#### [STATED EXERCISE]
From the first line of the listing below to the line with "var yTicks = [0, 0.02, 0.04, 0.06, 0.08];", print each line exactly, and nothing more. Leave out the pictures.

=== DATASET SECTION ===

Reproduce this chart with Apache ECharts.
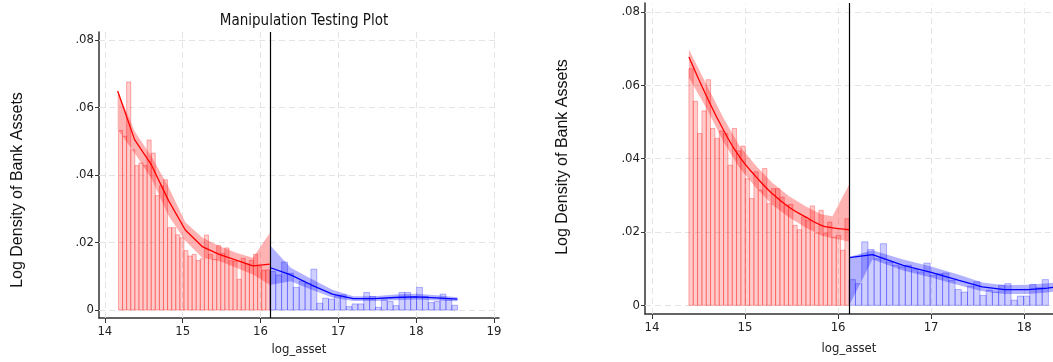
<!DOCTYPE html>
<html>
<head>
<meta charset="utf-8">
<script src="https://cdn.jsdelivr.net/npm/echarts@6/dist/echarts.min.js"></script>
<style>
html, body { margin: 0; padding: 0; background: #fff; }
#main { width: 1053px; height: 362px; }
</style>
</head>
<body>
<div id="main"></div>
<script>
var cutoff = 16.12;
var xTicks = [14, 15, 16, 17, 18, 19];
var xTicksRight = [14, 15, 16, 17, 18];
var yTicks = [0, 0.02, 0.04, 0.06, 0.08];

// left panel: histogram bins (start, width, heights)
var leftRedStart = 14.165, leftRedWidth = 0.05257;
var leftRedHist = [0.0532, 0.0515, 0.0676, 0.0475, 0.0428, 0.0436, 0.0428, 0.0504, 0.0465, 0.0339,
  0.0368, 0.0386, 0.0244, 0.0244, 0.0223, 0.0214, 0.0176, 0.0160, 0.0165, 0.0147,
  0.0152, 0.0222, 0.0165, 0.0150, 0.0191, 0.0168, 0.0184, 0.0146, 0.0145, 0.0091,
  0.0153, 0.0136, 0.0147, 0.0165, 0.0129, 0.0118, 0.0119];
var leftBlueWidth = 0.0754;
var leftBlueHist = [0.0114, 0.0104, 0.0142, 0.0109, 0.0067, 0.0086, 0.0079, 0.0121, 0.0020, 0.0035,
  0.0032, 0.0042, 0.0045, 0.0010, 0.0018, 0.0018, 0.0052, 0.0040, 0.0008, 0.0030,
  0.0025, 0.0013, 0.0052, 0.0052, 0.0040, 0.0067, 0.0040, 0.0022, 0.0025, 0.0047,
  0.0030, 0.0014];

// left panel: density fits with confidence bands
var leftRedX = [14.165, 14.382, 14.599, 14.817, 15.034, 15.251, 15.469, 15.686, 15.903, 16.12];
var leftRedFit = [0.0649, 0.0505, 0.0430, 0.0325, 0.0237, 0.0188, 0.0165, 0.0148, 0.0131, 0.0136];
var leftRedLo = [0.0535, 0.0465, 0.0390, 0.0280, 0.0205, 0.0155, 0.0145, 0.0125, 0.0105, 0.0074];
var leftRedHi = [0.0650, 0.0530, 0.0455, 0.0365, 0.0260, 0.0215, 0.0190, 0.0170, 0.0155, 0.0228];
var leftBlueX = [16.12, 16.388, 16.656, 16.923, 17.191, 17.459, 17.727, 17.994, 18.262, 18.53];
var leftBlueFit = [0.0126, 0.0104, 0.0074, 0.0047, 0.0034, 0.0034, 0.0037, 0.0039, 0.0036, 0.0032];
var leftBlueLo = [0.0074, 0.0085, 0.0060, 0.0037, 0.0027, 0.0027, 0.0029, 0.0031, 0.0028, 0.0026];
var leftBlueHi = [0.0193, 0.0125, 0.0092, 0.0060, 0.0041, 0.0041, 0.0046, 0.0048, 0.0044, 0.0038];

// right panel
var rightRedStart = 14.397, rightRedWidth = 0.04657;
var rightRedHist = [0.0645, 0.0556, 0.0468, 0.0530, 0.0615, 0.0482, 0.0455, 0.0475, 0.0468, 0.0382,
  0.0482, 0.0421, 0.0434, 0.0345, 0.0291, 0.0364, 0.0314, 0.0373, 0.0277, 0.0318,
  0.0318, 0.0295, 0.0273, 0.0275, 0.0218, 0.0206, 0.0241, 0.0232, 0.0271, 0.0197,
  0.0259, 0.0197, 0.0227, 0.0185, 0.0191, 0.0150, 0.0236];
var rightBlueWidth = 0.0669;
var rightBlueHist = [0.0070, 0.0059, 0.0173, 0.0152, 0.0127, 0.0168, 0.0118, 0.0109, 0.0105, 0.0109,
  0.0097, 0.0091, 0.0115, 0.0082, 0.0086, 0.0088, 0.0068, 0.0043, 0.0036, 0.0052,
  0.0064, 0.0027, 0.0041, 0.0036, 0.0055, 0.0059, 0.0014, 0.0025, 0.0025, 0.0057,
  0.0048, 0.0070];

var rightRedX = [14.397, 14.59, 14.77, 14.94, 15.12, 15.29, 15.47, 15.65, 15.82, 15.94, 16.0, 16.12];
var rightRedFit = [0.0677, 0.0568, 0.0477, 0.0405, 0.0350, 0.0305, 0.0268, 0.0241, 0.0218, 0.0211, 0.0209, 0.0206];
var rightRedLo = [0.0620, 0.0535, 0.0445, 0.0375, 0.0320, 0.0275, 0.0240, 0.0212, 0.0190, 0.0183, 0.0180, 0.0173];
var rightRedHi = [0.0697, 0.0600, 0.0510, 0.0435, 0.0380, 0.0335, 0.0298, 0.0270, 0.0248, 0.0243, 0.0272, 0.0330];
var rightBlueX = [16.12, 16.37, 16.70, 17.01, 17.30, 17.55, 17.79, 18.04, 18.25, 18.32];
var rightBlueFit = [0.0130, 0.0138, 0.0109, 0.0089, 0.0068, 0.0050, 0.0043, 0.0043, 0.0047, 0.0049];
var rightBlueLo = [0.0000, 0.0125, 0.0095, 0.0075, 0.0055, 0.0038, 0.0031, 0.0031, 0.0035, 0.0037];
var rightBlueHi = [0.0132, 0.0150, 0.0125, 0.0105, 0.0083, 0.0062, 0.0055, 0.0056, 0.0060, 0.0062];

var narrow = "'Liberation Sans Narrow', 'DejaVu Sans Condensed', 'Arial Narrow', sans-serif";
var RED = '#ff0000', BLUE = '#0000ff';

function bins(start, width, heights) {
    var out = [];
    for (var i = 0; i < heights.length; i++) {
        out.push([start + i * width, start + (i + 1) * width, heights[i]]);
    }
    return out;
}
function binsBefore(end, width, heights) {
    return bins(end - heights.length * width, width, heights);
}
function pairs(xs, ys) {
    return xs.map(function (x, i) { return [x, ys[i]]; });
}

function histSeries(idx, data, fill, stroke) {
    return {
        type: 'custom', xAxisIndex: idx, yAxisIndex: idx, z: 2, silent: true,
        encode: { x: [0, 1], y: 2 },
        data: data,
        renderItem: function (params, api) {
            var p0 = api.coord([api.value(0), api.value(2)]);
            var p1 = api.coord([api.value(1), 0]);
            return {
                type: 'rect',
                shape: { x: p0[0], y: p0[1], width: p1[0] - p0[0], height: p1[1] - p0[1] },
                style: { fill: fill, stroke: stroke, lineWidth: 1 }
            };
        }
    };
}

function bandSeries(idx, xs, lo, hi, fill) {
    return {
        type: 'custom', xAxisIndex: idx, yAxisIndex: idx, z: 3, silent: true,
        encode: { x: 0, y: [1, 2] },
        data: xs.map(function (x, i) { return [x, lo[i], hi[i]]; }),
        renderItem: function (params, api) {
            if (params.dataIndex !== 0) return;
            var pts = [];
            for (var i = 0; i < xs.length; i++) pts.push(api.coord([xs[i], hi[i]]));
            for (var j = xs.length - 1; j >= 0; j--) pts.push(api.coord([xs[j], lo[j]]));
            return { type: 'polygon', shape: { points: pts }, style: { fill: fill } };
        }
    };
}

function fitSeries(idx, xs, ys, color, smooth, marks) {
    var s = {
        type: 'line', xAxisIndex: idx, yAxisIndex: idx, z: 4, silent: true,
        showSymbol: false, symbol: 'none', smooth: smooth,
        data: pairs(xs, ys),
        lineStyle: { color: color, width: 1.3 }
    };
    if (marks) s.markLine = marks;
    return s;
}

function gridMarks(xt) {
    var d = [];
    xt.forEach(function (v) { d.push({ xAxis: v }); });
    yTicks.forEach(function (v) { d.push({ yAxis: v }); });
    return {
        silent: true, symbol: 'none', z: 1, animation: false,
        label: { show: false },
        lineStyle: { color: '#e4e4e4', type: [6, 4], width: 1 },
        data: d
    };
}
function cutMarks() {
    return {
        silent: true, symbol: 'none', z: 6, animation: false,
        label: { show: false },
        lineStyle: { color: '#000', type: 'solid', width: 1.2 },
        data: [{ xAxis: cutoff }]
    };
}

function yFmt(v) {
    return v === 0 ? '0' : v.toFixed(2).replace(/^0/, '');
}

function xAxisCfg(idx, max, ticks, gap) {
    return {
        type: 'value', gridIndex: idx, min: 13.925, max: max,
        name: 'log_asset', nameLocation: 'middle', nameGap: gap,
        nameTextStyle: { fontFamily: narrow, fontSize: 13, color: '#222' },
        splitLine: { show: false },
        axisLine: { onZero: false, lineStyle: { color: '#333', width: 1.5 } },
        axisTick: { customValues: ticks, length: 5, lineStyle: { color: '#333' } },
        axisLabel: { customValues: ticks, fontFamily: narrow, fontSize: 13, color: '#222', margin: 7 }
    };
}
function yAxisCfg(idx) {
    return {
        type: 'value', gridIndex: idx, min: -0.00237, max: 0.0824,
        splitLine: { show: false },
        axisLine: { show: true, onZero: false, lineStyle: { color: '#333', width: 1.5 } },
        axisTick: { show: true, customValues: yTicks, length: 4, lineStyle: { color: '#333' } },
        axisLabel: { customValues: yTicks, formatter: yFmt, fontFamily: narrow, fontSize: 13, color: '#222', margin: 5 }
    };
}

var chart = echarts.init(document.getElementById('main'), null, { renderer: 'canvas' });

var option = {
    animation: false,
    backgroundColor: '#fff',
    title: {
        text: 'Manipulation Testing Plot', left: 299, top: 9, textAlign: 'center',
        textStyle: { fontFamily: narrow, fontSize: 15, fontWeight: 'normal', color: '#111' }
    },
    graphic: [
        { type: 'text', x: 18, y: 190, rotation: Math.PI / 2,
          style: { text: 'Log Density of Bank Assets', fontFamily: 'Liberation Sans, Arial, sans-serif', fontSize: 16,
                   fill: '#111', align: 'center', verticalAlign: 'middle' } },
        { type: 'text', x: 563, y: 157, rotation: Math.PI / 2,
          style: { text: 'Log Density of Bank Assets', fontFamily: 'Liberation Sans, Arial, sans-serif', fontSize: 16,
                   fill: '#111', align: 'center', verticalAlign: 'middle' } }
    ],
    grid: [
        { left: 99, top: 32, width: 400, height: 286 },
        { left: 645, top: 3, width: 414, height: 311 }
    ],
    xAxis: [xAxisCfg(0, 19.064, xTicks, 25), xAxisCfg(1, 18.31, xTicksRight, 28)],
    yAxis: [yAxisCfg(0), yAxisCfg(1)],
    series: [
        histSeries(0, binsBefore(cutoff, leftRedWidth, leftRedHist), 'rgba(255,0,0,0.2)', 'rgba(255,0,0,0.3)'),
        histSeries(0, bins(cutoff, leftBlueWidth, leftBlueHist), 'rgba(0,0,255,0.19)', 'rgba(0,0,255,0.28)'),
        bandSeries(0, leftRedX, leftRedLo, leftRedHi, 'rgba(255,0,0,0.3)'),
        bandSeries(0, leftBlueX, leftBlueLo, leftBlueHi, 'rgba(0,0,255,0.3)'),
        fitSeries(0, leftRedX, leftRedFit, RED, false, gridMarks(xTicks)),
        fitSeries(0, leftBlueX, leftBlueFit, BLUE, false, cutMarks()),

        histSeries(1, binsBefore(cutoff, rightRedWidth, rightRedHist), 'rgba(255,0,0,0.2)', 'rgba(255,0,0,0.3)'),
        histSeries(1, bins(cutoff, rightBlueWidth, rightBlueHist), 'rgba(0,0,255,0.19)', 'rgba(0,0,255,0.28)'),
        bandSeries(1, rightRedX, rightRedLo, rightRedHi, 'rgba(255,0,0,0.3)'),
        bandSeries(1, rightBlueX, rightBlueLo, rightBlueHi, 'rgba(0,0,255,0.3)'),
        fitSeries(1, rightRedX, rightRedFit, RED, true, gridMarks(xTicksRight.concat([19]))),
        fitSeries(1, rightBlueX, rightBlueFit, BLUE, false, cutMarks())
    ]
};

chart.setOption(option);
</script>
</body>
</html>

===

#### [FINISHED EXERCISE]
Reproduce this chart with Apache ECharts.
<!DOCTYPE html>
<html>
<head>
<meta charset="utf-8">
<script src="https://cdn.jsdelivr.net/npm/echarts@6/dist/echarts.min.js"></script>
<style>
html, body { margin: 0; padding: 0; background: #fff; }
#main { width: 1053px; height: 362px; }
</style>
</head>
<body>
<div id="main"></div>
<script>
var cutoff = 16.12;
var xTicks = [14, 15, 16, 17, 18, 19];
var xTicksRight = [14, 15, 16, 17, 18];
var yTicks = [0, 0.02, 0.04, 0.06, 0.08];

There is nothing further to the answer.